BEGIN DATA LINES

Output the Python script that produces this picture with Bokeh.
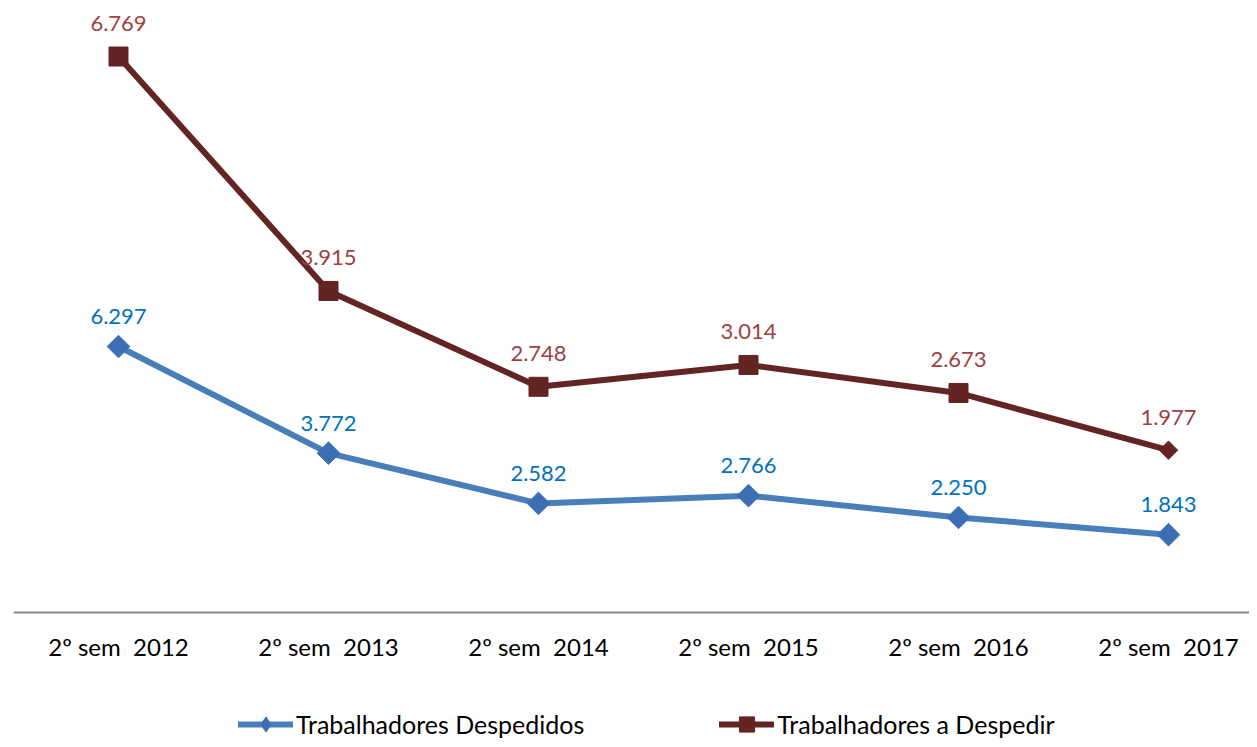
import math
from bokeh.plotting import figure
from bokeh.models import Range1d, FixedTicker, Legend, LegendItem, ColumnDataSource, LabelSet
from bokeh.core.properties import value
from bokeh.embed import file_html
from bokeh.resources import INLINE

categories = ["2º sem  2012", "2º sem  2013", "2º sem  2014", "2º sem  2015", "2º sem  2016", "2º sem  2017"]
despedidos = [6.297, 3.772, 2.582, 2.766, 2.250, 1.843]
a_despedir = [6.769, 3.915, 2.748, 3.014, 2.673, 1.977]

FONT = "Lato"
BLUE_LINE = "#4A7EBB"
BLUE_MARK = "#3C6EB4"
RED = "#632523"
BLUE_TXT = "#0070C0"
RED_TXT = "#A0403F"

n = len(categories)
xs = list(range(n))

# frame spans full figure height; y=0 sits at the axis line
p = figure(width=1249, height=739, output_backend="svg", toolbar_location=None,
           x_range=Range1d(-0.5, -0.5 + 1236 / 210), y_range=Range1d(-1.546, 7.451),
           min_border_left=13, min_border_right=0, min_border_top=0, min_border_bottom=0)
p.extra_y_ranges = {"b": Range1d(-3.007, 14.489)}
p.outline_line_color = None
p.xgrid.visible = False
p.ygrid.visible = False
p.yaxis.visible = False

ax = p.xaxis[0]
ax.fixed_location = 0
ax.ticker = FixedTicker(ticks=xs)
ax.major_label_overrides = {i: c.replace("  ", " \u00a0") for i, c in enumerate(categories)}
ax.major_tick_line_color = None
ax.minor_tick_line_color = None
ax.axis_line_color = "#898989"
ax.axis_line_width = 2
ax.major_label_standoff = 13
ax.major_label_text_font = FONT
ax.major_label_text_font_size = "24px"
ax.major_label_text_color = "#000000"

src_b = ColumnDataSource(dict(x=xs, y=despedidos, t=[f"{v:.3f}" for v in despedidos]))
src_r = ColumnDataSource(dict(x=xs, y=a_despedir, t=[f"{v:.3f}" for v in a_despedir]))
src_r_sq = ColumnDataSource(dict(x=xs[:-1], y=a_despedir[:-1]))
src_r_dm = ColumnDataSource(dict(x=xs[-1:], y=a_despedir[-1:]))

bl = p.line("x", "y", source=src_b, y_range_name="b", line_color=BLUE_LINE, line_width=6, line_cap="round")
# diamond glyph used as the legend swatch (sits beneath the rotated squares)
bd = p.scatter("x", "y", source=src_b, y_range_name="b", marker="diamond", size=14,
               fill_color=BLUE_MARK, line_color=BLUE_MARK)
p.scatter("x", "y", source=src_b, y_range_name="b", marker="square", size=16, angle=math.pi / 4,
          fill_color=BLUE_MARK, line_color=BLUE_MARK)
rl = p.line("x", "y", source=src_r, line_color=RED, line_width=6, line_cap="round")
rm = p.scatter("x", "y", source=src_r_sq, marker="square", size=19, fill_color=RED, line_color=RED)
p.scatter("x", "y", source=src_r_dm, marker="square", size=13, angle=math.pi / 4,
          fill_color=RED, line_color=RED)

p.add_layout(LabelSet(x="x", y="y", text="t", source=src_b, y_range_name="b", y_offset=30,
                      text_align="center", text_baseline="middle", text_font=value(FONT),
                      text_font_size=value("22px"), text_color=BLUE_TXT))
p.add_layout(LabelSet(x="x", y="y", text="t", source=src_r, y_offset=33,
                      text_align="center", text_baseline="middle", text_font=value(FONT),
                      text_font_size=value("22px"), text_color=RED_TXT))

legend = Legend(items=[LegendItem(label="Trabalhadores Despedidos", renderers=[bl, bd]),
                       LegendItem(label="Trabalhadores a Despedir", renderers=[rl, rm])],
                orientation="horizontal", location=(225, -4), glyph_width=55, glyph_height=38,
                label_standoff=3, spacing=135, label_text_font=FONT, label_text_font_size="25px",
                label_text_color="#000000", label_text_baseline="middle",
                border_line_color=None, background_fill_alpha=0, padding=0, margin=0)
p.add_layout(legend, "center")

open("out.html", "w").write(file_html(p, INLINE))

END DATA LINES

» TASK INSTRUCTIONS: Restate the data above exactly, stripping out each image.

» TASK ANSWER:
Output the Python script that produces this picture with Bokeh.
import math
from bokeh.plotting import figure
from bokeh.models import Range1d, FixedTicker, Legend, LegendItem, ColumnDataSource, LabelSet
from bokeh.core.properties import value
from bokeh.embed import file_html
from bokeh.resources import INLINE

categories = ["2º sem  2012", "2º sem  2013", "2º sem  2014", "2º sem  2015", "2º sem  2016", "2º sem  2017"]
despedidos = [6.297, 3.772, 2.582, 2.766, 2.250, 1.843]
a_despedir = [6.769, 3.915, 2.748, 3.014, 2.673, 1.977]

FONT = "Lato"
BLUE_LINE = "#4A7EBB"
BLUE_MARK = "#3C6EB4"
RED = "#632523"
BLUE_TXT = "#0070C0"
RED_TXT = "#A0403F"

n = len(categories)
xs = list(range(n))

# frame spans full figure height; y=0 sits at the axis line
p = figure(width=1249, height=739, output_backend="svg", toolbar_location=None,
           x_range=Range1d(-0.5, -0.5 + 1236 / 210), y_range=Range1d(-1.546, 7.451),
           min_border_left=13, min_border_right=0, min_border_top=0, min_border_bottom=0)
p.extra_y_ranges = {"b": Range1d(-3.007, 14.489)}
p.outline_line_color = None
p.xgrid.visible = False
p.ygrid.visible = False
p.yaxis.visible = False

ax = p.xaxis[0]
ax.fixed_location = 0
ax.ticker = FixedTicker(ticks=xs)
ax.major_label_overrides = {i: c.replace("  ", " \u00a0") for i, c in enumerate(categories)}
ax.major_tick_line_color = None
ax.minor_tick_line_color = None
ax.axis_line_color = "#898989"
ax.axis_line_width = 2
ax.major_label_standoff = 13
ax.major_label_text_font = FONT
ax.major_label_text_font_size = "24px"
ax.major_label_text_color = "#000000"

src_b = ColumnDataSource(dict(x=xs, y=despedidos, t=[f"{v:.3f}" for v in despedidos]))
src_r = ColumnDataSource(dict(x=xs, y=a_despedir, t=[f"{v:.3f}" for v in a_despedir]))
src_r_sq = ColumnDataSource(dict(x=xs[:-1], y=a_despedir[:-1]))
src_r_dm = ColumnDataSource(dict(x=xs[-1:], y=a_despedir[-1:]))

bl = p.line("x", "y", source=src_b, y_range_name="b", line_color=BLUE_LINE, line_width=6, line_cap="round")
# diamond glyph used as the legend swatch (sits beneath the rotated squares)
bd = p.scatter("x", "y", source=src_b, y_range_name="b", marker="diamond", size=14,
               fill_color=BLUE_MARK, line_color=BLUE_MARK)
p.scatter("x", "y", source=src_b, y_range_name="b", marker="square", size=16, angle=math.pi / 4,
          fill_color=BLUE_MARK, line_color=BLUE_MARK)
rl = p.line("x", "y", source=src_r, line_color=RED, line_width=6, line_cap="round")
rm = p.scatter("x", "y", source=src_r_sq, marker="square", size=19, fill_color=RED, line_color=RED)
p.scatter("x", "y", source=src_r_dm, marker="square", size=13, angle=math.pi / 4,
          fill_color=RED, line_color=RED)

p.add_layout(LabelSet(x="x", y="y", text="t", source=src_b, y_range_name="b", y_offset=30,
                      text_align="center", text_baseline="middle", text_font=value(FONT),
                      text_font_size=value("22px"), text_color=BLUE_TXT))
p.add_layout(LabelSet(x="x", y="y", text="t", source=src_r, y_offset=33,
                      text_align="center", text_baseline="middle", text_font=value(FONT),
                      text_font_size=value("22px"), text_color=RED_TXT))

legend = Legend(items=[LegendItem(label="Trabalhadores Despedidos", renderers=[bl, bd]),
                       LegendItem(label="Trabalhadores a Despedir", renderers=[rl, rm])],
                orientation="horizontal", location=(225, -4), glyph_width=55, glyph_height=38,
                label_standoff=3, spacing=135, label_text_font=FONT, label_text_font_size="25px",
                label_text_color="#000000", label_text_baseline="middle",
                border_line_color=None, background_fill_alpha=0, padding=0, margin=0)
p.add_layout(legend, "center")

open("out.html", "w").write(file_html(p, INLINE))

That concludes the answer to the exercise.